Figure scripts
- - - - -
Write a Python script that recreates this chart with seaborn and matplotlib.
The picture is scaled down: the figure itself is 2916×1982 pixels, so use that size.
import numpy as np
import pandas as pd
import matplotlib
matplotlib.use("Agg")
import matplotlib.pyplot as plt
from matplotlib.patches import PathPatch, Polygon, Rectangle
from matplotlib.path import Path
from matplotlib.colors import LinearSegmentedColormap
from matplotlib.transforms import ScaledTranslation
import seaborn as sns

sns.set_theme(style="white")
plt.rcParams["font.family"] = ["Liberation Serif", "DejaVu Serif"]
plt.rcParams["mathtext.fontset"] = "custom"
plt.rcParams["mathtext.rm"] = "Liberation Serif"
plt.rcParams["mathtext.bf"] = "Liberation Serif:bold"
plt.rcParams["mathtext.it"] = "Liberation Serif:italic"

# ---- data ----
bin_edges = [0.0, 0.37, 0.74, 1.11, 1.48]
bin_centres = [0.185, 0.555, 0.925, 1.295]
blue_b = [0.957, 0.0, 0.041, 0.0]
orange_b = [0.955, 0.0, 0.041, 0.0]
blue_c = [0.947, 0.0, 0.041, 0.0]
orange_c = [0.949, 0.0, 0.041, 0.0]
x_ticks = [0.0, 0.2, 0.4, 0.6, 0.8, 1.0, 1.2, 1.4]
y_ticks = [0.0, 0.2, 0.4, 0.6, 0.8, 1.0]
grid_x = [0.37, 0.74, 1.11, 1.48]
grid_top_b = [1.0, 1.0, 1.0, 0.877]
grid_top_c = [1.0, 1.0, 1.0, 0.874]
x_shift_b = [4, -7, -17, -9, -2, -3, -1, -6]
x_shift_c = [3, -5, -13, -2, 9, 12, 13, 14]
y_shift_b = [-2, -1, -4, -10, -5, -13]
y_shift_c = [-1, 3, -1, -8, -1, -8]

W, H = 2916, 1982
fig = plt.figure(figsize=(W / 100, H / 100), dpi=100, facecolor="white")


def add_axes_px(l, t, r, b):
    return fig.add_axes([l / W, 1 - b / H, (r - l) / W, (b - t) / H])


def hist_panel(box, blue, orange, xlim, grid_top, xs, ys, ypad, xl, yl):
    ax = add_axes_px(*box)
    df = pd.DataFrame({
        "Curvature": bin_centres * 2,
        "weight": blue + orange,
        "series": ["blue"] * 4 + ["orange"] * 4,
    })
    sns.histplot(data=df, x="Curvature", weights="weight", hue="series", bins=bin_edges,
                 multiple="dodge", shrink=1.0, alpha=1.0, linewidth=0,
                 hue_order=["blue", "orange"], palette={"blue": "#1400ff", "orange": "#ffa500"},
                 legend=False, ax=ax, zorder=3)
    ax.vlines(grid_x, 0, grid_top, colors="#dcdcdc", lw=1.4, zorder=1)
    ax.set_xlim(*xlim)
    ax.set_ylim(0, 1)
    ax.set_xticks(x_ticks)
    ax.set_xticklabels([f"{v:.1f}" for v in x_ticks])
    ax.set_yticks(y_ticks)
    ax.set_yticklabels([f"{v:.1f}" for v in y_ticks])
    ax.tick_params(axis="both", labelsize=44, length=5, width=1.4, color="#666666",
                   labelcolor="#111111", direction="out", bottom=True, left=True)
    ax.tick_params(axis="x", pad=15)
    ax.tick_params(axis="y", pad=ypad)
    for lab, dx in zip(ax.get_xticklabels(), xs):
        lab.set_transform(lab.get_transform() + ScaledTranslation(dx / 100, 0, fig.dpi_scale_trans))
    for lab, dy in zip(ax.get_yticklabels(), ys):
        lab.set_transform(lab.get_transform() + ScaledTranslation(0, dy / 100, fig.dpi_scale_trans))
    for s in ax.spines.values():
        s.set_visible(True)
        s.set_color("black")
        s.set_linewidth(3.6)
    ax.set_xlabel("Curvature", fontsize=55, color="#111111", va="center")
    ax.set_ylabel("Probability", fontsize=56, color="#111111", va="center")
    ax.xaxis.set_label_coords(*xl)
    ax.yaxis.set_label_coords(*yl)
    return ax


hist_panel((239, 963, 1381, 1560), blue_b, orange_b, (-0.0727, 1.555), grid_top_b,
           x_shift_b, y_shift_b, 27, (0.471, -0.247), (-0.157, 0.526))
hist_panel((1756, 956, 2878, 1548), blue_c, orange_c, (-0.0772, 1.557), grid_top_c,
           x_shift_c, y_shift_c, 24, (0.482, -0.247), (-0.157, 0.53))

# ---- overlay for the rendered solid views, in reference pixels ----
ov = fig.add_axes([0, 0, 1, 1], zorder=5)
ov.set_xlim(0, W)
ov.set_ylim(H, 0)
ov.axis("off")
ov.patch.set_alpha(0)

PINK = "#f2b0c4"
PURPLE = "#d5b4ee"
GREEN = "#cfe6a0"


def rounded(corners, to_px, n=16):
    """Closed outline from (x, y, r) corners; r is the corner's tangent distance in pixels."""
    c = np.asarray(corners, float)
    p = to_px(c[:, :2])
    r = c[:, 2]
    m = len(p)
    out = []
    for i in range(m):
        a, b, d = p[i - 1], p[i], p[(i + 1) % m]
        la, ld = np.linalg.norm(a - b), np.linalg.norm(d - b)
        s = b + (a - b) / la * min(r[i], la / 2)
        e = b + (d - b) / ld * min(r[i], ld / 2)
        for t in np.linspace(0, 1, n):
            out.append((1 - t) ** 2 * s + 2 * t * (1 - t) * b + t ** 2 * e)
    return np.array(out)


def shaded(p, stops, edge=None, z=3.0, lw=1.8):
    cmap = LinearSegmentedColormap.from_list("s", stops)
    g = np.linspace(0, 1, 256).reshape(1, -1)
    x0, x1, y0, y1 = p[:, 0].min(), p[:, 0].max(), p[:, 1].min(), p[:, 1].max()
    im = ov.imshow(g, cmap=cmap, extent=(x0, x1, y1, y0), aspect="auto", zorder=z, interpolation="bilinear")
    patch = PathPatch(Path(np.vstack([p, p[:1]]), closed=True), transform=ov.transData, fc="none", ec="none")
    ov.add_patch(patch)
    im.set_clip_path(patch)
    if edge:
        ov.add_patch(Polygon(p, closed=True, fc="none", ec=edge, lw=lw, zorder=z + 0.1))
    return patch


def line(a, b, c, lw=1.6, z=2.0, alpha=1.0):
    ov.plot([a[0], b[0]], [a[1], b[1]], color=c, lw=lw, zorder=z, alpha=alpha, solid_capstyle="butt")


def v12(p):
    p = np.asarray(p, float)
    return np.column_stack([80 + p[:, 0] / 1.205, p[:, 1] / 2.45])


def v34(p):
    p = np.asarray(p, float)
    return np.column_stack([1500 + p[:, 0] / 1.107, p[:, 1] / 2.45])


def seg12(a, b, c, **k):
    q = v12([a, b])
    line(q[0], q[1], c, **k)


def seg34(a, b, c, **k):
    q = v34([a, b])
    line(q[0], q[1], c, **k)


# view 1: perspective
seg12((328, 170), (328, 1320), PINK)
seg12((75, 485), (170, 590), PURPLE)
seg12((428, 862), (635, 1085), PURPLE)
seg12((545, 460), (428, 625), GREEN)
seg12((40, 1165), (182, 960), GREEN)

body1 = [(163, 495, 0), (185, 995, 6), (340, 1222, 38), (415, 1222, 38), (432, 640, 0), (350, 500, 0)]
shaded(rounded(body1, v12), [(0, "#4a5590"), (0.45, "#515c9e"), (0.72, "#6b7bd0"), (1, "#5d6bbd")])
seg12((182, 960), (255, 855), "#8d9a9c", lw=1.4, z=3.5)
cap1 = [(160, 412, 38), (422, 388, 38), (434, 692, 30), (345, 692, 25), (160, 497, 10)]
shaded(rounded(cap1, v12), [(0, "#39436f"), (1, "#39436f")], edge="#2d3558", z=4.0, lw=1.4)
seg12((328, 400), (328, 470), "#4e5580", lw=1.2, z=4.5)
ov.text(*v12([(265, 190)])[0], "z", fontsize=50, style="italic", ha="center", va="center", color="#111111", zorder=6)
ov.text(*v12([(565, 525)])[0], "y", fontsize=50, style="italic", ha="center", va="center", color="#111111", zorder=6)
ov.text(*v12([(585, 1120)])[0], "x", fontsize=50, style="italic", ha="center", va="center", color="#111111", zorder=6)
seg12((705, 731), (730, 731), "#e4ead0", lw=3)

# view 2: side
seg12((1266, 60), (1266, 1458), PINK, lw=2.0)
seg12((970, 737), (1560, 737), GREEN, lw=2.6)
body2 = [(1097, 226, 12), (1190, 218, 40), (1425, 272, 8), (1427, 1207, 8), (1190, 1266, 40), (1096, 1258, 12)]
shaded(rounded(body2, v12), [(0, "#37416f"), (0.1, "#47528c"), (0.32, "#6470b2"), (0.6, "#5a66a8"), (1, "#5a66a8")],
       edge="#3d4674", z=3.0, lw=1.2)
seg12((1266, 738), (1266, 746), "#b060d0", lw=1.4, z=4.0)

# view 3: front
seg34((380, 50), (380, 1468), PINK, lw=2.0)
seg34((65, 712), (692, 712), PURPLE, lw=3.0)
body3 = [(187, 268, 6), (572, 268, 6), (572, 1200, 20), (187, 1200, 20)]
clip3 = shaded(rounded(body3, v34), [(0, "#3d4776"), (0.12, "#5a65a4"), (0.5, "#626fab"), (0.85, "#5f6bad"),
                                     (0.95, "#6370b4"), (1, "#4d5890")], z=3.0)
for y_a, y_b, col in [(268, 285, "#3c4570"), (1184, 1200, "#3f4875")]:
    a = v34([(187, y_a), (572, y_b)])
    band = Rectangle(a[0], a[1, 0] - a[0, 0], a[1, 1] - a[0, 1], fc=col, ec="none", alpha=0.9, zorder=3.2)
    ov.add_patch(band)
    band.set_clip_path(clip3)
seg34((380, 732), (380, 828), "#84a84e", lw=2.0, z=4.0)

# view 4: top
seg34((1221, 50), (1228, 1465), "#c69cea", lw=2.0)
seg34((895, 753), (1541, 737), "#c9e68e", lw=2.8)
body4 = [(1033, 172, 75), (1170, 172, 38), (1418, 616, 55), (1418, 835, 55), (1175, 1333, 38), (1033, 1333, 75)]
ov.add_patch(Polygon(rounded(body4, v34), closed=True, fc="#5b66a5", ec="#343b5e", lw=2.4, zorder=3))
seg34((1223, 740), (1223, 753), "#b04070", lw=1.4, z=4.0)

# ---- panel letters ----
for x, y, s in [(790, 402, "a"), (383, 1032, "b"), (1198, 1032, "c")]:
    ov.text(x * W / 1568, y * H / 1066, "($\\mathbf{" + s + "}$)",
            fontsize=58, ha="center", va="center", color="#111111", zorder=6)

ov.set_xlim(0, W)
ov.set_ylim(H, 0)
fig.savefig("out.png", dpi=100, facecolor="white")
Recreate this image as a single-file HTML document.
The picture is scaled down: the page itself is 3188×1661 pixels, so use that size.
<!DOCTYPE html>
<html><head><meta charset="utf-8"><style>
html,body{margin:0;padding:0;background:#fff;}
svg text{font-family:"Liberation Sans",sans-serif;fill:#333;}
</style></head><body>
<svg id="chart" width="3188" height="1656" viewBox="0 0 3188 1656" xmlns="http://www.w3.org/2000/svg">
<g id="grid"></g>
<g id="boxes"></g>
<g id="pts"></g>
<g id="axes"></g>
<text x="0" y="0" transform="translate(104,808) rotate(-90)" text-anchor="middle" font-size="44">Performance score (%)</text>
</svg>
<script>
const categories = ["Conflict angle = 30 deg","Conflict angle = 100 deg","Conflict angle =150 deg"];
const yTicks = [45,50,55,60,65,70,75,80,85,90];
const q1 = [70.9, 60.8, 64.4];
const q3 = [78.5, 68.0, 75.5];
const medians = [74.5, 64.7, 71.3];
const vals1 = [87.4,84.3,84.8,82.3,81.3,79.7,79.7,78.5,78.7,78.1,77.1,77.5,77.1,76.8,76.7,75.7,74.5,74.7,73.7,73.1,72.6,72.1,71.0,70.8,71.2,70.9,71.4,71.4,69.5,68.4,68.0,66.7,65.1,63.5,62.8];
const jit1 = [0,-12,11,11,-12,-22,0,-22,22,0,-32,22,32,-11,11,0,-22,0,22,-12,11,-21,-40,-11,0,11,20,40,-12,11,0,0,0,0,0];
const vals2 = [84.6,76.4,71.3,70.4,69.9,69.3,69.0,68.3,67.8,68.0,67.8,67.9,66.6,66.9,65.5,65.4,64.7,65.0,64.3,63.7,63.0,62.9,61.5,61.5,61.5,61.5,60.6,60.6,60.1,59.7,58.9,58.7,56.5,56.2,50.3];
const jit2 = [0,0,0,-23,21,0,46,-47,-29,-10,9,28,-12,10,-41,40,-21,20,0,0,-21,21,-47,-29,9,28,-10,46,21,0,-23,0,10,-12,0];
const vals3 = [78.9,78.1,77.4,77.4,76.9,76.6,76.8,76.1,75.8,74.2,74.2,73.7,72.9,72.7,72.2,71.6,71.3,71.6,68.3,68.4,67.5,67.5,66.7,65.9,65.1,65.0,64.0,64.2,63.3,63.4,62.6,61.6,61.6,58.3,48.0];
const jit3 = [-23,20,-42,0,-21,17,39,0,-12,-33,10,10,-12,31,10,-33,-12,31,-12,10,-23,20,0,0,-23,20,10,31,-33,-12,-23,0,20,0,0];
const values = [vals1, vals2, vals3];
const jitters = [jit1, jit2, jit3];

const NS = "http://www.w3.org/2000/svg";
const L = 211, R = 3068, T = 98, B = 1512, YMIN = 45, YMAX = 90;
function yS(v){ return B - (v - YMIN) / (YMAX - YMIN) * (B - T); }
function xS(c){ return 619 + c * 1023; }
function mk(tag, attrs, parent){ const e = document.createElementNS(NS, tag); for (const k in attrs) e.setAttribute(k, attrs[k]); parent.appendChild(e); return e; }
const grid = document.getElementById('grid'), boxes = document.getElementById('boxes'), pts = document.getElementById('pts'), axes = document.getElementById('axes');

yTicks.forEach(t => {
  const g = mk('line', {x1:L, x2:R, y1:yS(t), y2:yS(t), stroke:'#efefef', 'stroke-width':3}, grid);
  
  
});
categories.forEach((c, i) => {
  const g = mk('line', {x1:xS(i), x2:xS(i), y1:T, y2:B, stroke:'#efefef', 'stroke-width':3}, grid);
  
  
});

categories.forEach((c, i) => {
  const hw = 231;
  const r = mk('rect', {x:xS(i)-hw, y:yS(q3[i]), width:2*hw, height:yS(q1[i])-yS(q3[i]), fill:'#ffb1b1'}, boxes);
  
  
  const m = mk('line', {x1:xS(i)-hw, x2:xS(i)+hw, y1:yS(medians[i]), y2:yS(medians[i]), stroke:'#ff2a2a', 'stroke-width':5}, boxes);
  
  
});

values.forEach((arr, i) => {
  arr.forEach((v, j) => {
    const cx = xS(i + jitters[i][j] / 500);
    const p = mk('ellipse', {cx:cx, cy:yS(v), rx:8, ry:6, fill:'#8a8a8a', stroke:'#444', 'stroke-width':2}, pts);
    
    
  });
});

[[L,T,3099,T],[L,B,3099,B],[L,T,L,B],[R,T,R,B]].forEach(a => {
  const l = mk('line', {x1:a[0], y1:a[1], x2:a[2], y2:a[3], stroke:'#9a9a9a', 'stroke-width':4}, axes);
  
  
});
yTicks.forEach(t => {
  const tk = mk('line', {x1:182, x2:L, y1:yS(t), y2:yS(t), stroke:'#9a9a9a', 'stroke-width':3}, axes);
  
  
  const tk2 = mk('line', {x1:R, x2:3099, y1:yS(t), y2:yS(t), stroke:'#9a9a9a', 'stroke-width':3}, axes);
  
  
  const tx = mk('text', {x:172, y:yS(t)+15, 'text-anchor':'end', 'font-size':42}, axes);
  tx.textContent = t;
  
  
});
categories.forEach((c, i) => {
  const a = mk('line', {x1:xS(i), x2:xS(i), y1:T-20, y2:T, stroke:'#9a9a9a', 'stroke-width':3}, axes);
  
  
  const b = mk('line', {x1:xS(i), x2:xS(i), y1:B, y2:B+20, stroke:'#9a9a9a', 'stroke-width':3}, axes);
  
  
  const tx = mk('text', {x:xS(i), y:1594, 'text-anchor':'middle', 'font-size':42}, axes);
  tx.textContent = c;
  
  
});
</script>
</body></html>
- - - - -
→ **AIM**
Take the line containing "The picture is scaled down: the figure" and the line containing "return fig.add_axes([l /". Write out both and all lines between, exactly, and nothing more.

→ **EXERCISE OUTPUT**
The picture is scaled down: the figure itself is 2916×1982 pixels, so use that size.
import numpy as np
import pandas as pd
import matplotlib
matplotlib.use("Agg")
import matplotlib.pyplot as plt
from matplotlib.patches import PathPatch, Polygon, Rectangle
from matplotlib.path import Path
from matplotlib.colors import LinearSegmentedColormap
from matplotlib.transforms import ScaledTranslation
import seaborn as sns

sns.set_theme(style="white")
plt.rcParams["font.family"] = ["Liberation Serif", "DejaVu Serif"]
plt.rcParams["mathtext.fontset"] = "custom"
plt.rcParams["mathtext.rm"] = "Liberation Serif"
plt.rcParams["mathtext.bf"] = "Liberation Serif:bold"
plt.rcParams["mathtext.it"] = "Liberation Serif:italic"

# ---- data ----
bin_edges = [0.0, 0.37, 0.74, 1.11, 1.48]
bin_centres = [0.185, 0.555, 0.925, 1.295]
blue_b = [0.957, 0.0, 0.041, 0.0]
orange_b = [0.955, 0.0, 0.041, 0.0]
blue_c = [0.947, 0.0, 0.041, 0.0]
orange_c = [0.949, 0.0, 0.041, 0.0]
x_ticks = [0.0, 0.2, 0.4, 0.6, 0.8, 1.0, 1.2, 1.4]
y_ticks = [0.0, 0.2, 0.4, 0.6, 0.8, 1.0]
grid_x = [0.37, 0.74, 1.11, 1.48]
grid_top_b = [1.0, 1.0, 1.0, 0.877]
grid_top_c = [1.0, 1.0, 1.0, 0.874]
x_shift_b = [4, -7, -17, -9, -2, -3, -1, -6]
x_shift_c = [3, -5, -13, -2, 9, 12, 13, 14]
y_shift_b = [-2, -1, -4, -10, -5, -13]
y_shift_c = [-1, 3, -1, -8, -1, -8]

W, H = 2916, 1982
fig = plt.figure(figsize=(W / 100, H / 100), dpi=100, facecolor="white")


def add_axes_px(l, t, r, b):
    return fig.add_axes([l / W, 1 - b / H, (r - l) / W, (b - t) / H])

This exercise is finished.